A Data Scientist's Resources

Written by Matt Dancho



Getting up and running in data science is tough. It’s easy to get overwhelmed, and your biggest asset is time (don’t waste it). Here’s some resources to help speed you along. I’ll continually update these as I get time. Feel free to comment or email me if I’m missing something.

About the photo: A sextant is a device used in navigation. By measuring the angle between the horizon and the stars, one can determine a ships course. Data science can be used in much the same way. By applying data science concepts, one can develop strategies that set the direction of an organization.

-Matt

Data Science


These are the best resources I’ve found to get you up and running quickly with analysis. The resources cover both programming and statistics.

Free Books from Profs and Pros that Know Their Stuff:

Hadley Wickham’s website - Hadley has developed many of the most commonly used R packages such as dplyr, tidyr, ggplot2, and has several books (some free) and technical papers written on various topics.

Introduction to Statistical Learning - Five stars. This is by no means an easy read, but is probably the best book I’ve read bridging the gap between statistical analysis and R. The book is geared towards individuals that want to apply statistical learning to real-world problems. It spends less time on theory, and more time on the actual tools.

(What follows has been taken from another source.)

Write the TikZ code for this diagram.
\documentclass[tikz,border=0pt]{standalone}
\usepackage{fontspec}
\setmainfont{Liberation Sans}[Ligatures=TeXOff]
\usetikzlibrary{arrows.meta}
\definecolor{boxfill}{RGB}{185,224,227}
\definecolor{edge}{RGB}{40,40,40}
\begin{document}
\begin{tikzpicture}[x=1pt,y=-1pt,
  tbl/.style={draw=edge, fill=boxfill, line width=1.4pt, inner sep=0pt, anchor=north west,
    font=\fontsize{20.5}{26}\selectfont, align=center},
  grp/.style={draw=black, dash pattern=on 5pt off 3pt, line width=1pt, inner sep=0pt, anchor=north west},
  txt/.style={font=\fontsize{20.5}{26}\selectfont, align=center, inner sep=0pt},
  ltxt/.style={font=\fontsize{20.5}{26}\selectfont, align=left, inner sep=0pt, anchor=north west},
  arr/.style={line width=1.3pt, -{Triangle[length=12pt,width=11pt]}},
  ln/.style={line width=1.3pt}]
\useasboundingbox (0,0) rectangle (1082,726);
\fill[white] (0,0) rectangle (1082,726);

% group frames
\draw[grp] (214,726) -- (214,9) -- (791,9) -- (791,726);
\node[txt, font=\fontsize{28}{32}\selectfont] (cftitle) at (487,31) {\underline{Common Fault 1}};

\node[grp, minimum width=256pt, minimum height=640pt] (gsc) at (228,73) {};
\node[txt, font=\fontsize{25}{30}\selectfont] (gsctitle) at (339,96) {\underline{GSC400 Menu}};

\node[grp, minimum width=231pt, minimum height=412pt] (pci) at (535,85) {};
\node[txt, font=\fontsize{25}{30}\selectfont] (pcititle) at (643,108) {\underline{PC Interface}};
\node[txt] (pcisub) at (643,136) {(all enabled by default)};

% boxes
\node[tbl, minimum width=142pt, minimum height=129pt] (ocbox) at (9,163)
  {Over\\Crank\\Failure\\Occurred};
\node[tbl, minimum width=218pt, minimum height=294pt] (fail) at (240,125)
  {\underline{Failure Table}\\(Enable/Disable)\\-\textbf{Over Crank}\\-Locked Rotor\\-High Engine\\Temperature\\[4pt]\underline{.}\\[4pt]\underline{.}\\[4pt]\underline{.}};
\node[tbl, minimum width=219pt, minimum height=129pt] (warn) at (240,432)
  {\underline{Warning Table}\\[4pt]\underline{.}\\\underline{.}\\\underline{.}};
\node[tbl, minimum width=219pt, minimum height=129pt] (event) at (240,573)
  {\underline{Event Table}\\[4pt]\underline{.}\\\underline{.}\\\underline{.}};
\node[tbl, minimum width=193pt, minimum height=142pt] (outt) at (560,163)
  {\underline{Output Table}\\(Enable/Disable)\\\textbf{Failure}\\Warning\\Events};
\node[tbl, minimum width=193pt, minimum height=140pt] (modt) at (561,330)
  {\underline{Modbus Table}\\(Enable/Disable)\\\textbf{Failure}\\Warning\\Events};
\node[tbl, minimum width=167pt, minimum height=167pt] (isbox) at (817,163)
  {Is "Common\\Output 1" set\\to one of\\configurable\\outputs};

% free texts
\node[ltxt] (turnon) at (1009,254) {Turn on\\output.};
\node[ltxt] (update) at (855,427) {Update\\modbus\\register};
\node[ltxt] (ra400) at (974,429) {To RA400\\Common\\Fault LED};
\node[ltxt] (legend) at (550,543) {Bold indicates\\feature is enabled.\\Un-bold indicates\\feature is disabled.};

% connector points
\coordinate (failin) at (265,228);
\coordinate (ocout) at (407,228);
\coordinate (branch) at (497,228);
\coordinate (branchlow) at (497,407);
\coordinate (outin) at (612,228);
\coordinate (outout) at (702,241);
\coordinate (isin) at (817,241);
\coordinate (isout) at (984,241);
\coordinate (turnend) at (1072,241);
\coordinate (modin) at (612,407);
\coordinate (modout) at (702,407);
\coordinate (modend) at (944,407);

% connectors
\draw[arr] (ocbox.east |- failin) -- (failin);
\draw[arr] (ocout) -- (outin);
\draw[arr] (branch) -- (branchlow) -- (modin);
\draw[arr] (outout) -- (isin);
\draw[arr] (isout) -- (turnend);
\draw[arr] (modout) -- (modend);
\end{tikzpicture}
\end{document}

Elements of Statistical Learning - I have not read this one, but I imagine it as the next step in the progression from ISL. I’ll report back.

R Programming for Data Science - Good book you can get for free. This is pure R, whereas the others are more statistics driven. It accompanies the Coursera R Programming course on Coursera.

Exploratory Data Analysis with R and Art of Data Science - The focus is on graphology… the art of communicating data. Exploratory Data Analysis shows the R programming side of data communication while the Art of Data Science focuses on the fundamentals behind data communication.

Courses:

Intro to Statistical Learning (Stanford) - Free course that accompanies the ISL book mentioned above. Uses R as the language. I have not taken it yet, but it gets very good feedback. I’ll report back after I finish it.

Machine Learning - Coursera (Stanford) - Free course by professor Andrew Ng. The course uses Octave as the programming language, which is the only downside in my opinion (I wish he used R!). With that said, professor Ng is the best professor I can imagine for such a course. He masterfully explains the nuts and bolts of complex topics in machine learning.

Data Science Specialization (John Hopkin’s University) - This course costs $423 as of April 9, 2016. It will set you back a bit, but the price is on the order of one credit-hour at a major institution… well worth it in my opinion. Update: I’m getting farther into the courses, and I’d give the lectures a 5/10. The redeeming quality is the companion books that Dr. Peng has put together. Overall, I’d still say the program is worth it, but the benefit is closer than I’d like…

Data Analysis and Statistical Inference (Duke University) - Free course that will certainly help with introductory statistics. Course uses R as the programming language.

Tools of the Trade


You need to be part programmer if you want to process and analyze data. These are the tools that I have found most useful.

R:

A language dedicated to statistics. Comes out of the box with everything you need to begin analyzing data. The real power is in the libraries R and in the open source IDE RStudio. Has a huge community supporting it - Check out R-Bloggers if you don’t believe me. RStudio’s cheatsheets help instead of remembering all the commands. The website I use for searching main packages is rdocumentation.org, which has package categorization and searching (a necessity given the number of R packages out there). In writing this post, I yet found another good reference website for books and tutorials to get one up and running: r-dir.com.

Python:

Fast, and ideal for big data applications. Also has a huge community of support and great libraries such as matplotlib, scikit-learn, numpy, and pandas. Probably one of the best IDE’s (I think it’s an IDE???) for learning is Jupyter Notebooks. Before you get started, I recommend checking out Anaconda’s distribution, which comes with many of the most widely used packages pre-installed.

Excel:

It may not be sexy, but it’s great for visualizing and pivoting data. It has issues will larger datasets, some of which can be managed with powerpivots and powerqueries. Excel integrates nicely with relational databases. A great reference for Excel with lots of good tutorials is Chandoo.org. Chandoo is amazing, and his website is a will help you “become awesome in excel”. I use it a ton.

Databases (SQL / MS Access / MySQL):

You need a way to collect data. Databases are the key. For those interested in SQL, a free tutorial/book is Learn SQL the Hard Way.

Git & Github:

Version control is key, which is where Git comes in. GitHub helps with the communication/collaboration aspects. And, this website is built on GitHub! You can download it here.

Now go forth and learn. Onward and upward.